Fraud Is Becoming Increasingly Sophisticated
Ever wonder why we want to hear your voice when you are requesting money? We have had this “double authentication” practice since Blue Spark Financial began, for the safety of our clients, and we understand that sometimes it’s a pain to take the extra step to pick up the phone after an email. But it’s in place to protect against hackers – and they are getting more sophisticated. We know all our clients’ voices, and you can’t fake that.
We urge you to take the same care with all your transactions, not just Blue Spark. If you are asked to send money by anyone, double-check all the details by phone before you send. Even if you are expecting to send money to a person, make sure it’s the right account.
New email hacks
Just this week we heard about a spike in fraud related to money requests. Here are a few recent situations: People were working with a lawyer or real estate agent by email. They were given instructions on where to send funds for a closing or other transaction – only to find out later that the lawyer or real estate agent’s email was hacked and the email didn’t really come from them. There was no verbal confirmation, and people just sent the funds through the links provided in the email, which appeared to come from the people they were working with but were in fact fraudulent. Their funds were compromised and sent to an unknown third party. In another case, it was a fraudulent fax request to disburse funds.
Make sure you call as well as verify exact details before sending any money – by wire, Venmo, or any other electronic means – even if you know the person well.
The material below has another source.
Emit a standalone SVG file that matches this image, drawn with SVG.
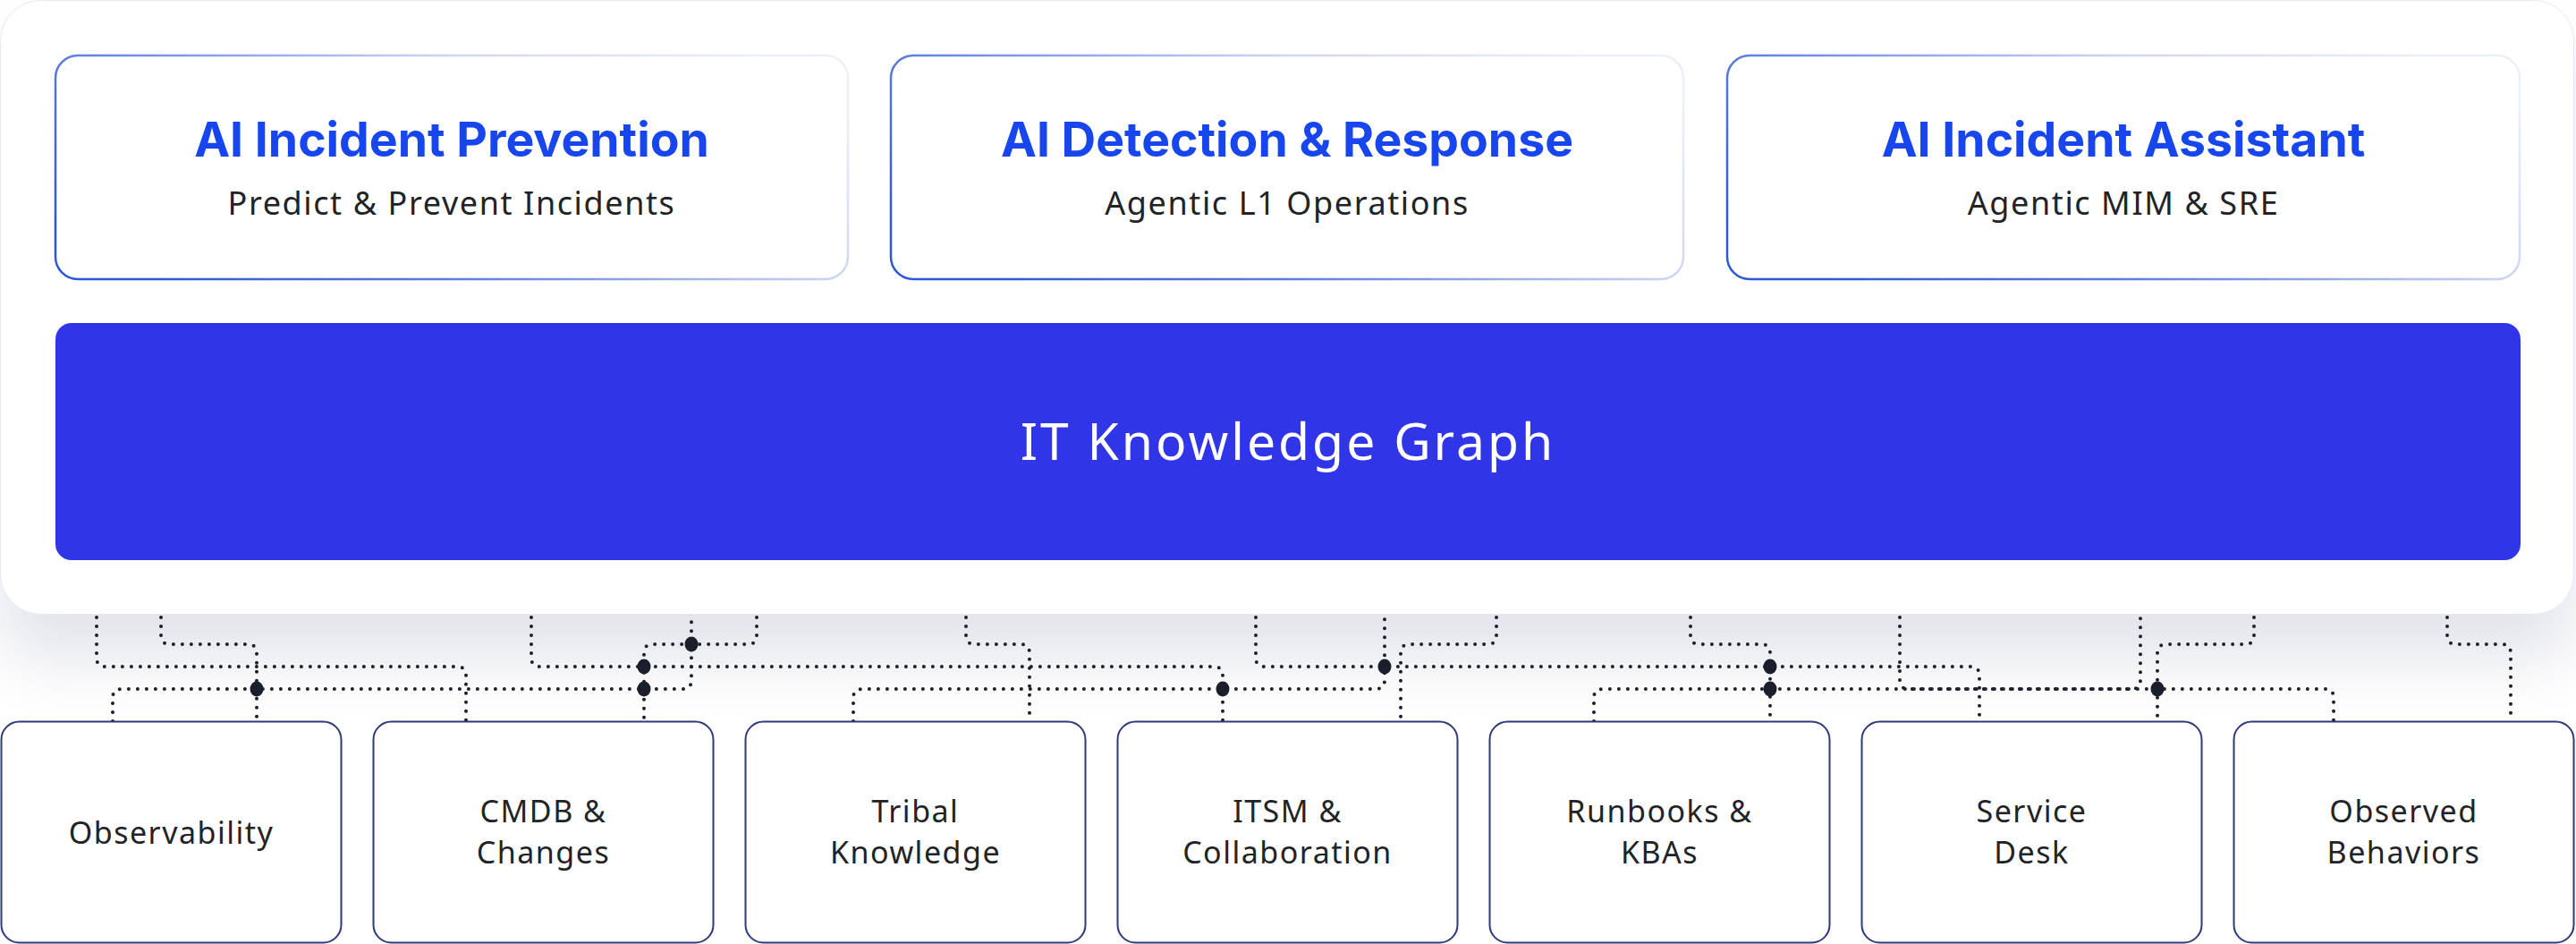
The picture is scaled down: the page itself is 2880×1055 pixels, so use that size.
<svg xmlns="http://www.w3.org/2000/svg" width="2880" height="1055" viewBox="0 0 2880 1055">
  <defs>
    <filter id="shadow" x="-5%" y="-20%" width="110%" height="160%">
      <feGaussianBlur stdDeviation="35"/>
    </filter>
    <linearGradient id="cardStroke" x1="0" y1="0.75" x2="1" y2="0.25">
      <stop offset="0" stop-color="#2d58d6"/>
      <stop offset="0.3" stop-color="#5a7be0"/>
      <stop offset="0.7" stop-color="#cfd6f4"/>
      <stop offset="1" stop-color="#eceef9"/>
    </linearGradient>
  </defs>
  <style>
    .card { fill: #ffffff; stroke: url(#cardStroke); stroke-width: 2.5; }
    .card-title { font-family: Inter, "Noto Sans", sans-serif; font-weight: 700; font-size: 53.5px; fill: #1746ee; text-anchor: middle; }
    .card-sub { font-family: "Noto Sans", "Open Sans", sans-serif; font-size: 36px; letter-spacing: 1.6px; fill: #222326; text-anchor: middle; }
    .kg-text { font-family: "Noto Sans", "Open Sans", sans-serif; font-size: 57px; letter-spacing: 3px; fill: #ffffff; text-anchor: middle; }
    .src { fill: #ffffff; stroke: #2e3a7c; stroke-width: 2; }
    .src-text { font-family: "Noto Sans", "Open Sans", sans-serif; font-size: 34px; letter-spacing: 1.5px; fill: #222326; text-anchor: middle; }
    .dot-line { fill: none; stroke: #1b1e2b; stroke-width: 4; stroke-dasharray: 0 10; stroke-linecap: round; }
    .junction { fill: #1b1e2b; }
  </style>

  <rect width="2880" height="1055" fill="#ffffff"/>

  <!-- panel shadow -->
  <rect x="0" y="50" width="2878" height="687" rx="45" fill="#283060" opacity="0.13" filter="url(#shadow)"/>

  <!-- connectors -->
  <g id="connectors">
    <path class="dot-line" d="M108,680 V735 Q108,745 118,745 H511 Q521,745 521,755 V806"/>
    <path class="dot-line" d="M180,680 V710 Q180,720 190,720 H277 Q287,720 287,730 V806"/>
    <path class="dot-line" d="M126,806 V780 Q126,770 136,770 H763 Q773,770 773,760 V680"/>
    <path class="dot-line" d="M594,680 V735 Q594,745 604,745 H1357 Q1367,745 1367,755 V806"/>
    <path class="dot-line" d="M846,680 V710 Q846,720 836,720 H730 Q720,720 720,730 V806"/>
    <path class="dot-line" d="M1080,680 V710 Q1080,720 1090,720 H1141 Q1151,720 1151,730 V806"/>
    <path class="dot-line" d="M954,806 V780 Q954,770 964,770 H1538 Q1548,770 1548,760 V680"/>
    <path class="dot-line" d="M1404,680 V735 Q1404,745 1414,745 H2203 Q2213,745 2213,755 V806"/>
    <path class="dot-line" d="M1673,680 V710 Q1673,720 1663,720 H1576 Q1566,720 1566,730 V806"/>
    <path class="dot-line" d="M1782,806 V780 Q1782,770 1792,770 H2599 Q2609,770 2609,780 V806"/>
    <path class="dot-line" d="M1890,680 V710 Q1890,720 1900,720 H1969 Q1979,720 1979,730 V806"/>
    <path class="dot-line" d="M2124,680 V760 Q2124,770 2134,770 H2383 Q2393,770 2393,760 V680"/>
    <path class="dot-line" d="M2520,680 V710 Q2520,720 2510,720 H2422 Q2412,720 2412,730 V806"/>
    <path class="dot-line" d="M2736,680 V710 Q2736,720 2746,720 H2797 Q2807,720 2807,730 V806"/>
    <ellipse class="junction" cx="287" cy="770" rx="7.5" ry="8.5"/>
    <ellipse class="junction" cx="720" cy="745" rx="7.5" ry="8.5"/>
    <ellipse class="junction" cx="720" cy="770" rx="7.5" ry="8.5"/>
    <ellipse class="junction" cx="773" cy="720" rx="7.5" ry="8.5"/>
    <ellipse class="junction" cx="1367" cy="770" rx="7.5" ry="8.5"/>
    <ellipse class="junction" cx="1548" cy="745" rx="7.5" ry="8.5"/>
    <ellipse class="junction" cx="1979" cy="745" rx="7.5" ry="8.5"/>
    <ellipse class="junction" cx="1979" cy="770" rx="7.5" ry="8.5"/>
    <ellipse class="junction" cx="2412" cy="770" rx="7.5" ry="8.5"/>
  </g>

  <!-- main panel -->
  <g id="panel">
    <rect x="0.5" y="0.5" width="2877" height="686" rx="45" fill="#ffffff" stroke="#e8e8f3" stroke-width="1"/>
  </g>

  <g id="card-prevention">
    <rect class="card" x="62" y="62" width="886" height="250" rx="25"/>
    <text class="card-title" x="505" y="175">AI Incident Prevention</text>
    <text class="card-sub" x="505" y="240">Predict &amp; Prevent Incidents</text>
  </g>
  <g id="card-detection">
    <rect class="card" x="996" y="62" width="886" height="250" rx="25"/>
    <text class="card-title" x="1439" y="175">AI Detection &amp; Response</text>
    <text class="card-sub" x="1439" y="240">Agentic L1 Operations</text>
  </g>
  <g id="card-assistant">
    <rect class="card" x="1931" y="62" width="886" height="250" rx="25"/>
    <text class="card-title" x="2374" y="175">AI Incident Assistant</text>
    <text class="card-sub" x="2374" y="240">Agentic MIM &amp; SRE</text>
  </g>

  <g id="knowledge-graph">
    <rect x="62" y="361" width="2756" height="265" rx="18" fill="#3035e8"/>
    <text class="kg-text" x="1440" y="514">IT Knowledge Graph</text>
  </g>

  <!-- source boxes -->
  <g id="src-observability">
    <rect class="src" x="1.5" y="806.5" width="380" height="247" rx="20"/>
    <text class="src-text" x="191.5" y="943">Observability</text>
  </g>
  <g id="src-cmdb">
    <rect class="src" x="417.5" y="806.5" width="380" height="247" rx="20"/>
    <text class="src-text" x="607.5" y="919">CMDB &amp;</text>
    <text class="src-text" x="607.5" y="965">Changes</text>
  </g>
  <g id="src-tribal">
    <rect class="src" x="833.5" y="806.5" width="380" height="247" rx="20"/>
    <text class="src-text" x="1023.5" y="919">Tribal</text>
    <text class="src-text" x="1023.5" y="965">Knowledge</text>
  </g>
  <g id="src-itsm">
    <rect class="src" x="1249.5" y="806.5" width="380" height="247" rx="20"/>
    <text class="src-text" x="1439.5" y="919">ITSM &amp;</text>
    <text class="src-text" x="1439.5" y="965">Collaboration</text>
  </g>
  <g id="src-runbooks">
    <rect class="src" x="1665.5" y="806.5" width="380" height="247" rx="20"/>
    <text class="src-text" x="1855.5" y="919">Runbooks &amp;</text>
    <text class="src-text" x="1855.5" y="965">KBAs</text>
  </g>
  <g id="src-servicedesk">
    <rect class="src" x="2081.5" y="806.5" width="380" height="247" rx="20"/>
    <text class="src-text" x="2271.5" y="919">Service</text>
    <text class="src-text" x="2271.5" y="965">Desk</text>
  </g>
  <g id="src-behaviors">
    <rect class="src" x="2497.5" y="806.5" width="380" height="247" rx="20"/>
    <text class="src-text" x="2687.5" y="919">Observed</text>
    <text class="src-text" x="2687.5" y="965">Behaviors</text>
  </g>
</svg>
Typo Fraud: Edit yourself online
We’ve heard that scammers love typos. Why is that so? Think about typing in a website (because you’ve heard that is better than clicking a link in an email, which is true!) but you mistype .com with .cm, or instead of .org it’s .ogg.
Scammers know that people make mistakes, and they are waiting. They have bought addresses with just one letter away from real websites to hijack unwitting Internet users. It’s a new hack called “typosquatting” intended to trick users, according to the National Consumers League.
The unintended website could ask you for personal information that you believe is secure. It could look just like the correct website and lures people to give Social Security numbers, account numbers, names and passwords.
The fake sites could also be selling knock-off imitation products, as well as gathering sensitive data, the National Consumers League said in an alert issued this month. This is just another reason to be very careful when using the Internet.
New Medicare Card Scam
Hang up on anyone who calls saying they are with Medicare. Scammers are phoning Medicare recipients and pretending to be representatives of the government healthcare program, AARP reports. The caller then tells the victim that they need personal identifiers are required to make the switch to the new Medicare card – including Social Security numbers and bank account information.
None of these are true, but the scammers are telling seniors that:
- You must pay for your new Medicare card or you’ll lose your Medicare benefits
- Medicare is updating its files and needs your bank and credit card numbers
- Medicare is confirming your Social Security number before you can receive your new card
- Medicare needs your bank information to send you a refund on your old card
Representatives of Medicare do not call consumers. Just hang up on anyone claiming to be from Medicare on the phone.
Medicare is indeed replacing its old cards – which had recipients’ Social Security numbers listed on them. It is doing this to try to reduce the opportunity for fraud and identity theft. It’s ironic that scammers are using that positive action for their own gain.
Once your new card arrives, destroy your old one. Shred it, don’t just put it in the trash!